In celebrity we trust? BBC's Beyond Belief dissects a new kind of faith

Ernie Rea of BBC’s Beyond Belief led the discussion with Rabbi Miriam Berger, Vicki Mackenzie and Dr Kristin Aune on the continually charged obsession with fame and instant stardom and how it appears to be taking over religious fervor.

Probing to find any saving qualities in celebrity culture, the broadcaster asked the senior lecturer Aune if she found any value in it at all?

Aune said she believed celebrity culture could provide a new source of morality in a society that has become more secular; show that ordinary people can achieve success and not just the moneyed elite; and bring to light the hypocrisy and faults of the powerful and privileged, showing that not everyone is perfect.

Journalist and Buddhist Mackenzie presented the dangers in seeking short-term pleasure or the instant short-term hit as a celebrity.

“The Buddhists are interested in lasting contentment and fulfilment,” she said.

Rabbi Berger also expressed reservations, stating, “The role models we’re given through our Jewish tradition are very real people … What we’re taught as Jews is to choose the qualities within people to emulate and not think that we could take a person and emulate them in their entirety.

“Perhaps that’s something we should be looking at in celebrity culture – that we have to respect people for a talent or a part of their life rather than thinking that their whole being is something we need to emulate,” Berger maintained.

Rea noted that, on the contrary, Christians hold up Jesus as an entirely perfect being.
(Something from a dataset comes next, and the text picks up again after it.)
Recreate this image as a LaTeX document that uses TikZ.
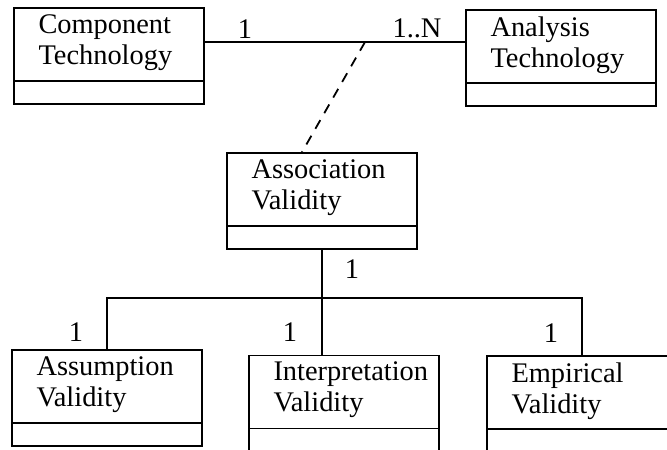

If he didn’t have his fame, he would not have been able to spread his message.

Aune responded, “Holy people are generally admired for their devotion to God or for their spirituality, rather than their individual talents.”

Discussing the matter further, Rea deduced that while all religious traditions focus on the spiritual and put others first, celebrity culture remained materialistic and egocentric.

Fighting against the aggrandizement of the ego, which just increases one’s suffering, Mackenzie noted that in the Buddhist tradition, followers seeks to give praise and recognition to others rather than the self.

Aune, speaking in view of Christianity, also found it difficult to reconcile celebrity with virtue. “So many of the Christian virtues [deal] with putting others first while putting yourself last – having no idols before God, loving others.” People, she added, are in “awe of God’s fame, God’s celebrity” and not their own.

Bringing on Beverley Trotman, a contestant on Britain’s X-Factor, the broadcaster hoped to shed some personal light on the desire for celebrity status.

“I think people think that there’s going to be a lot of money at the end of the road, there’s going to be big houses, everyone’s going to love you and be screaming your name … and all your woes and all these terrible things will be gone from your life,” said the schoolteacher turned singer, speaking about the appeal of celebrity.

Aune observed, “There’s something in you which is good, which is unique, which wants to be recognised.”

Agreeing, the rabbi added, “I think a lot of people feel they get that through their religious faith.”

“They actually feel that they matter because they’re part of a religious faith. Either they feel that coming from their spiritual belief [in] God or from the community that they’re a part of,” Berger concluded.

“I feel that in essence, it’s part of this piece of what’s missing in people’s lives that makes them crave celebrity-hood.”

All people strive for some sort of meaning and affirmation, which cannot be provided by today’s society, Rea said. That is the reason why people seek after fame.

Berger poignantly highlighted that “in today’s society, celebrity is just a quick fix solution to issues that are wrong in someone’s life … There’s something about striving for the whole package, the whole structure to life – needing their entire life to be enveloped by a framework that gives it meaning.”

Within a spiritual context, nothing is done without a lot of hard work, sacrifice, and total commitment, observed Mackenzie. It’s not possible to get things that quickly.

To which Berger remarked, “What they’re looking for is that miraculous element of religion. They’re looking for the loaves and fishes moment, or the parting of the sea moment. They’re looking for this direct quick fix for me at the time.”

Aune, meanwhile, reasoned that people could feel that they gained some kind of immortality through fame.

"Today in secularised society, people are not looking for necessarily a religious afterlife, but they feel some kind of immortality will follow them if they experience fame.

“Perhaps what we can learn from celebrity culture today is that all people, young people included, are looking for a sense of transcendence and they shouldn’t assume that religions don’t give it."

She concluded, “Perhaps religions need to somehow communicate better with young people so they can show them there is an answer to their yearnings of spirituality and love within religion, rather than … outside of it.”